Vietnam invaded Democratic Kampuchea (as Cambodia was called under the Khmer Rouge) in 1979, ending this dark reign of terror. Late that year, when United Nations and Red Cross officials were able to physically take stock of the dire situation, a further 2.25 million Cambodians faced death by starvation due to the widespread destruction of Cambodian society under the regime of ousted Prime Minister Pol Pot. International aid saved a large portion of these Cambodians.

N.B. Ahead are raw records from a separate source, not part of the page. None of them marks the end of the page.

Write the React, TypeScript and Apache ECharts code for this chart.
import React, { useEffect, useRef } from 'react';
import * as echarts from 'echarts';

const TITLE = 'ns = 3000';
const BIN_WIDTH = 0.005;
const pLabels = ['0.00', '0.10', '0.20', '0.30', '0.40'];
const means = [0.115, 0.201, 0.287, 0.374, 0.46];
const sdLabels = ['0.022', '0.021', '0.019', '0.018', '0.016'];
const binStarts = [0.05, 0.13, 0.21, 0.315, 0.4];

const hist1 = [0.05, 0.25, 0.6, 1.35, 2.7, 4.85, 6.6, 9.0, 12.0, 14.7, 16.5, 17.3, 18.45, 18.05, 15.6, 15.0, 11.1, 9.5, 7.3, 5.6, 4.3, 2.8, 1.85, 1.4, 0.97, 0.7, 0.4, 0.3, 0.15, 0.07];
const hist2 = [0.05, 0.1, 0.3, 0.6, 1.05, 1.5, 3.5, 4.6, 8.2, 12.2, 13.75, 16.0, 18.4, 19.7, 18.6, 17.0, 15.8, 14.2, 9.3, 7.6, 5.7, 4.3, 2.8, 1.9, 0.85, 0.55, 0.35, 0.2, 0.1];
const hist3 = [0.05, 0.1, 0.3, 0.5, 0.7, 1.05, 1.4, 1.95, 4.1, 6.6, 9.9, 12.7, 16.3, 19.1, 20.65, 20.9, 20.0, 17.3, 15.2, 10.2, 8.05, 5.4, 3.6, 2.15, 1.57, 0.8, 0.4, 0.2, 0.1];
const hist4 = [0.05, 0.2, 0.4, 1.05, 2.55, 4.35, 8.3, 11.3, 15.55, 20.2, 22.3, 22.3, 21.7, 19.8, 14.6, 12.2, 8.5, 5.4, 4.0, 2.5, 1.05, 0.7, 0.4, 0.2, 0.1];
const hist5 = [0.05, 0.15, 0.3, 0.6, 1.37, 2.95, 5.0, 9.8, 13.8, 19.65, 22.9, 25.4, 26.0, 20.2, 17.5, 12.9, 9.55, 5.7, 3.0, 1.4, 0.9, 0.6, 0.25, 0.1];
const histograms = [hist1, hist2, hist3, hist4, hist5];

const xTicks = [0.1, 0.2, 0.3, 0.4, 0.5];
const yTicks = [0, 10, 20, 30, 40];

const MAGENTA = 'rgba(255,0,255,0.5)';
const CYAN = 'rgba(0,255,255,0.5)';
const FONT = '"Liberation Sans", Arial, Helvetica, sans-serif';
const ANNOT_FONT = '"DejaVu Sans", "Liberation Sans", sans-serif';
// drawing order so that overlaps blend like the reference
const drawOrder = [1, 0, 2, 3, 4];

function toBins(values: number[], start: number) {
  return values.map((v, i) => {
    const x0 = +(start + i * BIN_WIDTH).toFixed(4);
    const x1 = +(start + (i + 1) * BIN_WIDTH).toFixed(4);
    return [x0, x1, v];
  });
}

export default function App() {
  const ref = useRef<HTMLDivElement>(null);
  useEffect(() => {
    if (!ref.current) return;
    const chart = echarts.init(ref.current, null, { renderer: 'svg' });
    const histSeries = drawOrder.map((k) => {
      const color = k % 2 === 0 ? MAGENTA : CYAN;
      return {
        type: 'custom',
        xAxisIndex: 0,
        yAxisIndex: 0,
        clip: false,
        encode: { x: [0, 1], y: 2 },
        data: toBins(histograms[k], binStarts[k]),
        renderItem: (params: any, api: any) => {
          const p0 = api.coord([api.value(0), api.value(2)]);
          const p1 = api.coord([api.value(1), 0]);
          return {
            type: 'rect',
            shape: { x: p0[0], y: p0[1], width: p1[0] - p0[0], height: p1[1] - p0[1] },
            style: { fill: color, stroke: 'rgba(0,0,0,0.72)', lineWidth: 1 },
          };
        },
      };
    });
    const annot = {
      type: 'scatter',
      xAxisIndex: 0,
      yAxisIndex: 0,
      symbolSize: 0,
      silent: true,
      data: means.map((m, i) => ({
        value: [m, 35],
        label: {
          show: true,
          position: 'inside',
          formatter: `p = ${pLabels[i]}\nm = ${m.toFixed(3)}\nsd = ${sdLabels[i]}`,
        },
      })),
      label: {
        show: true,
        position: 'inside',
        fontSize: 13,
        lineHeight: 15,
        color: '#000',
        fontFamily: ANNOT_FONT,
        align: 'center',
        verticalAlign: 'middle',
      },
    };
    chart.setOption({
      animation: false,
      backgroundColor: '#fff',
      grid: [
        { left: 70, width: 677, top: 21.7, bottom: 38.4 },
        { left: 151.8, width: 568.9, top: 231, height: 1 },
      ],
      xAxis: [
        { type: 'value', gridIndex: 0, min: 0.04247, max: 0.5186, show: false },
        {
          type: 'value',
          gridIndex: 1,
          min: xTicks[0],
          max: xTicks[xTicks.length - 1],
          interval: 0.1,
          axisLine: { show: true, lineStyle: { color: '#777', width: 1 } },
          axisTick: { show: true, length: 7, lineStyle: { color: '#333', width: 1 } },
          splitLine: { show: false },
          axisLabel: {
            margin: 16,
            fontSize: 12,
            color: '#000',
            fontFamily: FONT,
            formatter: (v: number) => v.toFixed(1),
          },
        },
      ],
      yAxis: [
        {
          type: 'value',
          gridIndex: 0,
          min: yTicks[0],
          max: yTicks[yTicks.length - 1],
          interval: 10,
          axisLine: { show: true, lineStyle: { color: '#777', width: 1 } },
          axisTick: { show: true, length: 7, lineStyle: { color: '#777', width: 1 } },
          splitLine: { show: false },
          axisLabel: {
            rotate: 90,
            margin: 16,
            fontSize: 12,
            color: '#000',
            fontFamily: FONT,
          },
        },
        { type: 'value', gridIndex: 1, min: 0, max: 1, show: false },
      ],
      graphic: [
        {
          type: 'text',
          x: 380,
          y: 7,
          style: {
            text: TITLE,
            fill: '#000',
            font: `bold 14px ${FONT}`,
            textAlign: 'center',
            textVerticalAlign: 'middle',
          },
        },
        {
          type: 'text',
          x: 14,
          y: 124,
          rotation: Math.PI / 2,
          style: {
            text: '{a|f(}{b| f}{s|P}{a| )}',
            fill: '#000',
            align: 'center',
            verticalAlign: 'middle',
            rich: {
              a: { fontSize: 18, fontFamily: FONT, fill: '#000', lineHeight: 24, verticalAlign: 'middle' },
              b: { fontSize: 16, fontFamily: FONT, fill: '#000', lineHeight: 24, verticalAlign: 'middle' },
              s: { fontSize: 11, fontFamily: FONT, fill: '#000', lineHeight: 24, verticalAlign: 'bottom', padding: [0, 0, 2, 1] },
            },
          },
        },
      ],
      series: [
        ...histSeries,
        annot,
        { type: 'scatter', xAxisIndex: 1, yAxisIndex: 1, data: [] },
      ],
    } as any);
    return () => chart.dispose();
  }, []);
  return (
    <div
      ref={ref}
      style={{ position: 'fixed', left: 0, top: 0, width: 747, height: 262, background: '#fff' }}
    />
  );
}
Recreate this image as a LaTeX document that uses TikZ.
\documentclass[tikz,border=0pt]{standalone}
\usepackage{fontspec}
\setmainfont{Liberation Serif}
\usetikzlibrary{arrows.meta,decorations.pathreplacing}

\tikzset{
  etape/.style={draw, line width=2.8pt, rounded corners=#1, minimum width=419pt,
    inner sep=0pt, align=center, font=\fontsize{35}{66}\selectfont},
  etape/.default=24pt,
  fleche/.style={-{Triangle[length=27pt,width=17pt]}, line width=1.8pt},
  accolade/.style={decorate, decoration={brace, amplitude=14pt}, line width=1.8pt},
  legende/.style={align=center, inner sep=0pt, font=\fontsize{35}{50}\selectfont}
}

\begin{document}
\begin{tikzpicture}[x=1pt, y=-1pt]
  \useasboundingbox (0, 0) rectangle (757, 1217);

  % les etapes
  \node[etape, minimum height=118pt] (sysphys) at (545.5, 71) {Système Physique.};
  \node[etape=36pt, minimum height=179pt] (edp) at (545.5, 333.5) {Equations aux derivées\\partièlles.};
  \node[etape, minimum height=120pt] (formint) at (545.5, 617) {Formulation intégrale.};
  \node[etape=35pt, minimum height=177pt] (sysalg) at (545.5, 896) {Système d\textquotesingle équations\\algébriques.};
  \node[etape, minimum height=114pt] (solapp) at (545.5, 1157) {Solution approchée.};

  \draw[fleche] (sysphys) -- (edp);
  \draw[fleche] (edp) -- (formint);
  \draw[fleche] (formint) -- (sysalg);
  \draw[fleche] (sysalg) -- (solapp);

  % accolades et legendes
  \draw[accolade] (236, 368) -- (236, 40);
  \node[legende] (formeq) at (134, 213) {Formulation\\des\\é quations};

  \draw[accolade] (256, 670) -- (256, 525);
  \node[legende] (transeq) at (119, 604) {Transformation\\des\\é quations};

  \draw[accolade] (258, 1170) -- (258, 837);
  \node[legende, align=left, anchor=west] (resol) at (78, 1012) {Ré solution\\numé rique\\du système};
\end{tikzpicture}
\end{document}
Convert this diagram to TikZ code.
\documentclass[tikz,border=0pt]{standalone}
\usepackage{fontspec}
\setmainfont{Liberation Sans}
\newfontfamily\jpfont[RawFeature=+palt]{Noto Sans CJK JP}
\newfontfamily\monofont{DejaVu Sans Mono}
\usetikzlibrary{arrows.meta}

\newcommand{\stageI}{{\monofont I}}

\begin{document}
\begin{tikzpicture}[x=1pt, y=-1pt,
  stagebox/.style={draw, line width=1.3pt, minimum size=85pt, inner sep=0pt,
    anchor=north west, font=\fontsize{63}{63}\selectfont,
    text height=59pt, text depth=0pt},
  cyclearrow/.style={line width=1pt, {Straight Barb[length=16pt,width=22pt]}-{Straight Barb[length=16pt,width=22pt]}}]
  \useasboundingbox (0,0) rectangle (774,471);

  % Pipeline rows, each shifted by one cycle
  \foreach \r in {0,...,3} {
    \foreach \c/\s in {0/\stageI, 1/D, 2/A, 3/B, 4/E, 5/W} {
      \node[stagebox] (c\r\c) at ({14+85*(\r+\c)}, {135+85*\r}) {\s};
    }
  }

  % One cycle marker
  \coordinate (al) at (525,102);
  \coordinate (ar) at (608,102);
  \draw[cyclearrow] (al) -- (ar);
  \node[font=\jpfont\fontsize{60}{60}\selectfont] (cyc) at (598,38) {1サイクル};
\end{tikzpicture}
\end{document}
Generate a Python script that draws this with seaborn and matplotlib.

But for me there was a deeper realization during my visit. It’s not just sadness that I felt for the victims still buried or on display at The Killing Fields, but for Cambodia as a whole. The sadness became wider and deeper than I had expected, after realizing that everyone in Cambodia, then and now, was and in many ways, remain a victim. I believe that most everyone were left with nightmares. Even those child soldiers of the régime that were forced to join the revolution, who were then methodically brainwashed and turned to even kill their own parents. Almost every tourist that goes to Cambodia goes to see Angkor Wat; over 30% now go to visit The Killing Fields as well. In an odd congruity, both sites offer a profound sense of spirituality.
We ended up seeing The Killing Fields at Choeung Ek and its associated prison S-21 on the same day. Our guide, who was only a small child during the time of The Killing Fields but who suffered personal loss in her own family, called it our “sad-sad” day of visiting Cambodia. And she’s absolutely right: The Killing Fields is not a happy place. Nor is there a happy history or stimulating story to learn about. But like with the other truly horrific events of humanity, we don’t get to pick and choose what should and should not be shared, exactly because it is a shared history. In Cambodian, like most other countries which have suffered a dark, sad past, the view is that light must be allowed to shine in on the darkness, destroying shadows where such evil can continue to lurk.
And in the heat of our Cambodian holiday, the light shines brightly indeed.